Bei Literaturverfilmungen kann man lange Debatten darüber führen, ob der Geist der literarischen Vorlage gut getroffen ist oder diese verfälscht. Berühmt war der Aufschrei von Michael Ende, der sich mit Grausen von der Verfilmung seiner Unendlichen Geschichte durch den sehr erfolgreichen Regisseur Wolfgang Petersen 1984 distanziert hat. Andere Autoren waren so glücklich mit der verfilmten Version ihres Romans, dass sie sogar eine kleine Nebenrolle übernommen haben, so John Green 2014 in Das Schicksal ist ein mieser Verräter.

Es sind oft Nebensätze und Vergleiche, in denen dem Leser der Kulturseiten auch heute noch despektierliche und/oder ignorante Äußerungen über das KJB begegnen, wie man sie eigentlich von gebildeten Journalisten nicht erwarten können sollte, die sich wenigstens ansatzweise ein Bild von der Entwicklung des KJB bis zur heutigen Qualität und Vielfalt gemacht haben. Wenn ein Kritiker einen Erwachsenen-Roman für ein wenig zu simpel geraten hält, schreibt er schon mal, das lese sich ja wie ein Kinderbuch.

Neben der Kritik wegen mangelnder literarischer Finesse ist auch der Vorwurf der Zielgruppen-Beschränktheit zu vernehmen. Die Literaturkritikerin Christine Knödler schreibt dazu:

Lange galt: Jugendliteratur ist für-Literatur; von speziellen Autor/-innen geschrieben, in speziellen Verlagen verlegt, als Sparte klar definiert. Eine Literatur, die sich an spezielle Adressaten wendet. (Knödler 2012, 160)

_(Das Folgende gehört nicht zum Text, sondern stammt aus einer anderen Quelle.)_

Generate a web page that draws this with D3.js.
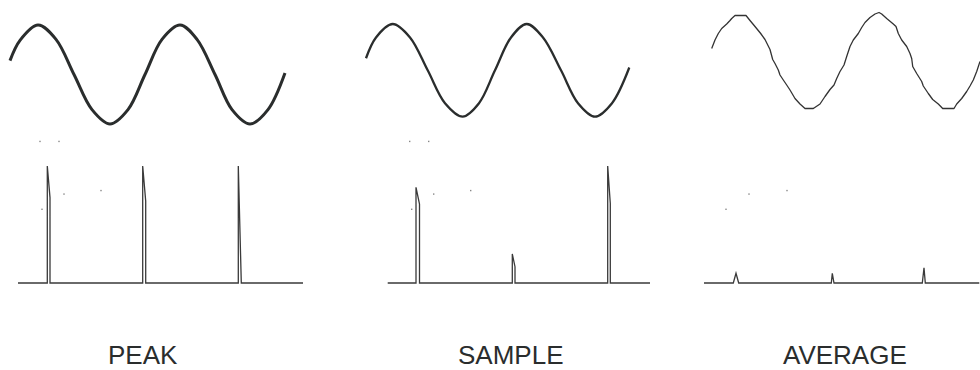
<!DOCTYPE html>
<html>
<head>
<meta charset="utf-8">
<script src="https://cdn.jsdelivr.net/npm/d3@7"></script>
<style>
  html, body { margin: 0; padding: 0; background: #fff; }
  svg { display: block; }
</style>
</head>
<body>
<svg id="chart" width="980" height="370"></svg>
<script>
// ---------- DATA (time in samples, amplitude in % of full scale) ----------
const modes = ["PEAK", "SAMPLE", "AVERAGE"];

// input signal traces [sample, amplitude]
const peakInput = [[0,28],[10,69],[28,100],[46,71],[64,0],[82,-71],[100,-100],[118,-71],[135,0],
  [152,71],[170,100],[187,71],[205,0],[222,-71],[240,-100],[258,-71],[275,3]];
const sampleInput = [[0,26],[10,71],[26.7,100],[44,71],[61.7,0],[79,-71],[96.7,-100],[113,-71],[129,0],
  [145,71],[160.7,100],[177,71],[195,0],[212,-71],[229,-100],[246,-71],[263.3,6]];
const averageInput = [[0,50],[3.3,84],[6.6,110],[10,130],[15,148],[18.3,162],[20,170],[23.3,182],[34.3,182],
  [38.3,162],[43.3,138],[49,110],[53.3,86],[58.3,46],[61,6],[63.3,-10],[66.6,-36],[68.3,-56],[71.6,-76],
  [75,-96],[78.3,-116],[83.3,-150],[88.3,-172],[93.3,-190],[101.6,-190],[108.3,-172],[113.3,-142],[118.3,-114],
  [122.3,-96],[125,-70],[128.3,-42],[132.3,-16],[135,18],[138.3,58],[141.6,84],[146.6,110],[150,134],
  [153.3,154],[158.3,174],[163.3,188],[167.3,194],[170,188],[175,170],[181.6,148],[184.3,138],[186.6,110],
  [190,84],[195,58],[198.3,30],[200,10],[201,-22],[205,-50],[210,-82],[211.6,-100],[216.6,-130],[221,-154],
  [226.6,-172],[231,-190],[242.3,-190],[245,-172],[250,-150],[255,-122],[258.3,-100],[261.6,-76],[265,-42],[268.3,-2]];

// detector output traces [sample, level]
const peakOutput = [[0,0],[29.3,0],[29.3,100],[32,73],[32,0],[124.7,0],[124.7,100],[127.7,70],[127.7,0],
  [220.3,0],[220.3,100],[223.3,0],[285,0]];
const sampleOutput = [[0,0],[28.3,0],[28.3,81.8],[31.8,67.5],[31.8,0],[124.6,0],[124.6,24.8],[127.3,13.9],[127.3,0],
  [220,0],[220,100],[222.6,68],[222.6,0],[262.3,0]];
const averageOutput = [[0,0],[29.3,0],[32,8.3],[34.7,0],[127.3,0],[128.3,8.3],[130,0],
  [218.3,0],[220,13],[221.3,0],[275.3,0]];

// faint stray marks [sample, level]
const specksFull = [[22,121],[41,121],[24,63],[46,76],[83,79]];
const specksAvg = [[22,63],[45,76],[83,79]];

const inputs = [peakInput, sampleInput, averageInput];
const outputs = [peakOutput, sampleOutput, averageOutput];
const specks = [specksFull, specksFull, specksAvg];

// ---------- LAYOUT ----------
const layout = [
  { inX: [10, 285], inDom: [0, 275], inY: [124, 25], inDomY: [-100, 100], inW: 3.0,
    outX: [18, 303], outDom: [0, 285], labelX: 108 },
  { inX: [366, 629.3], inDom: [0, 263.3], inY: [116.6, 24], inDomY: [-100, 100], inW: 2.3,
    outX: [387.7, 650], outDom: [0, 262.3], labelX: 458 },
  { inX: [711.7, 980], inDom: [0, 268.3], inY: [108.5, 13.5], inDomY: [-190, 190], inW: 1.3,
    outX: [704, 979.3], outDom: [0, 275.3], labelX: 783 }
];
const outYRange = [283, 166];

const svg = d3.select("#chart");

modes.forEach((m, i) => {
  const L = layout[i];
  const g = svg.append("g");

  const x = d3.scaleLinear().domain(L.inDom).range(L.inX);
  const y = d3.scaleLinear().domain(L.inDomY).range(L.inY);
  const line = d3.line().x(d => x(d[0])).y(d => y(d[1]))
    .curve(i === 2 ? d3.curveLinear : d3.curveCatmullRom.alpha(0.5));
  g.append("path").datum(inputs[i])
    .attr("d", line)
    .attr("fill", "none")
    .attr("stroke", i === 2 ? "#333" : "#2a2d2d")
    .attr("stroke-width", L.inW)
    .attr("stroke-linejoin", "round");

  const xo = d3.scaleLinear().domain(L.outDom).range(L.outX);
  const yo = d3.scaleLinear().domain([0, 100]).range(outYRange);
  const line2 = d3.line().x(d => xo(d[0])).y(d => yo(d[1]));
  g.append("path").datum(outputs[i])
    .attr("d", line2)
    .attr("fill", "none")
    .attr("stroke", "#3a3a3a")
    .attr("stroke-width", 1.3);

  g.selectAll("rect.speck").data(specks[i]).join("rect")
    .attr("class", "speck")
    .attr("x", d => xo(d[0]) - 0.7)
    .attr("y", d => yo(d[1]) - 0.7)
    .attr("width", 1.4).attr("height", 1.4)
    .attr("fill", "#888");

  g.append("text")
    .attr("x", L.labelX)
    .attr("y", 364)
    .attr("font-family", "'Liberation Sans', Arial, sans-serif")
    .attr("font-size", 26)
    .attr("fill", "#2a2d2d")
    .text(m);
});
</script>
</body>
</html>
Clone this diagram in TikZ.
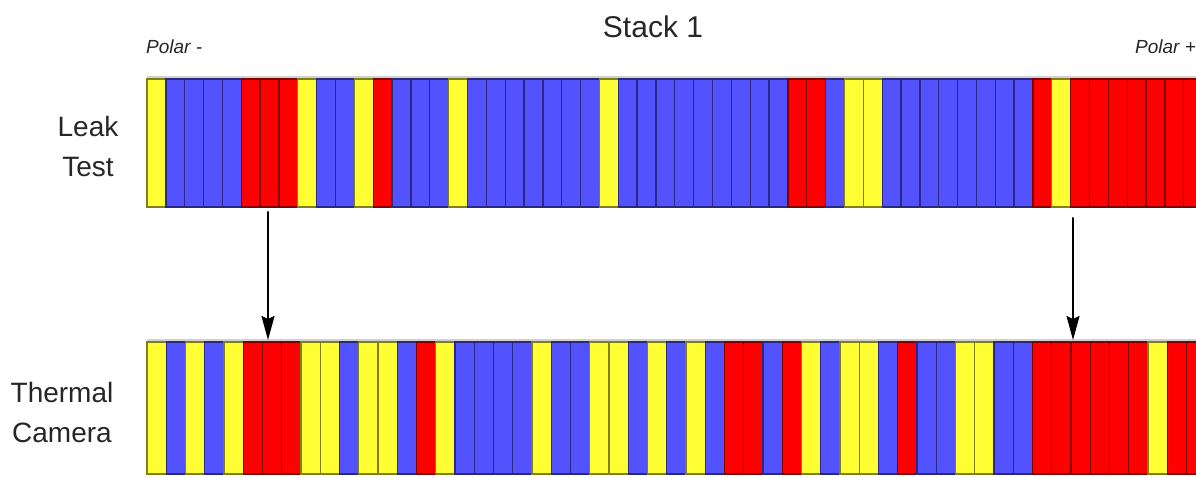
\documentclass[tikz,border=0pt]{standalone}
\usepackage{fontspec}
\setmainfont{Liberation Sans}
\usepackage{tikz}
\usetikzlibrary{arrows.meta}

\definecolor{cellY}{RGB}{255,255,51}
\definecolor{cellB}{RGB}{82,82,255}
\definecolor{cellR}{RGB}{255,0,0}

\begin{document}
\begin{tikzpicture}
		[x=1pt,y=-1pt,line cap=round,
		%Styles
		cell/.style={fill=cell#1,draw=cell#1!50!black,line width=1.3pt},
		shadow line/.style={fill=black!18},
		title/.style={inner sep=0pt,text=black!85,font=\fontsize{30}{36}\selectfont},
		polar/.style={inner sep=0pt,anchor=west,text=black!85,font=\fontsize{19}{22}\selectfont\itshape},
		row label/.style={inner sep=0pt,align=center,text=black!85,font=\fontsize{28}{40}\selectfont},
		important line/.style={line width=2pt,-{Stealth[length=24pt,width=13pt,inset=3pt]}}
		]
		\useasboundingbox (0,0) rectangle (1196,478);
		\clip (0,0) rectangle (1196,478);
		
		%The graphic
		\fill[shadow line] (147,76) rectangle (1196,79);
		\foreach \c [count=\i from 0] in {Y,B,B,B,B,R,R,R,Y,B,B,Y,R,B,B,B,Y,B,B,B,B,B,B,B,Y,B,B,B,B,B,B,B,B,B,R,R,B,Y,Y,B,B,B,B,B,B,B,B,R,Y,R,R,R,R,R,R,R}
			\draw[cell=\c] ({147+\i*18.85},79) rectangle ++(18.85,128);
		
		\fill[shadow line] (147,339) rectangle (1196,342);
		\foreach \c [count=\i from 0] in {Y,B,Y,B,Y,R,R,R,Y,Y,B,Y,Y,B,R,Y,B,B,B,B,Y,B,B,Y,Y,B,Y,B,Y,B,R,R,B,R,Y,B,Y,Y,B,R,B,B,Y,Y,B,B,R,R,R,R,R,R,Y,R,R}
			\draw[cell=\c] ({147+\i*19.25},342) rectangle ++(19.25,132);
		
		\node[title] (stack) at (653,27) {Stack 1};
		\node[polar] (polarneg) at (146,47) {Polar -};
		\node[polar] (polarpos) at (1135,47) {Polar +};
		\node[row label] (leak) at (88,146) {Leak\\Test};
		\node[row label] (thermal) at (62,412) {Thermal\\Camera};
		
		\coordinate (leftFrom) at (268,212);
		\coordinate (leftTo) at (268,340);
		\coordinate (rightFrom) at (1073,218);
		\coordinate (rightTo) at (1073,340);
		\draw[important line] (leftFrom) -- (leftTo);
		\draw[important line] (rightFrom) -- (rightTo);
	\end{tikzpicture}
\end{document}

Ihre Schlussfolgerung, nachdem sie exemplarisch die literarischen Qualitäten mancher ›Jugendbücher‹ erläutert hat, lautet: diese ›für-Rolle‹ ist überholt, weil sich die Jugendliteratur zu einer »experimentierfreudigen, eigenständigen Literatur« weiterentwickelt hat (Knödler 2012, 165).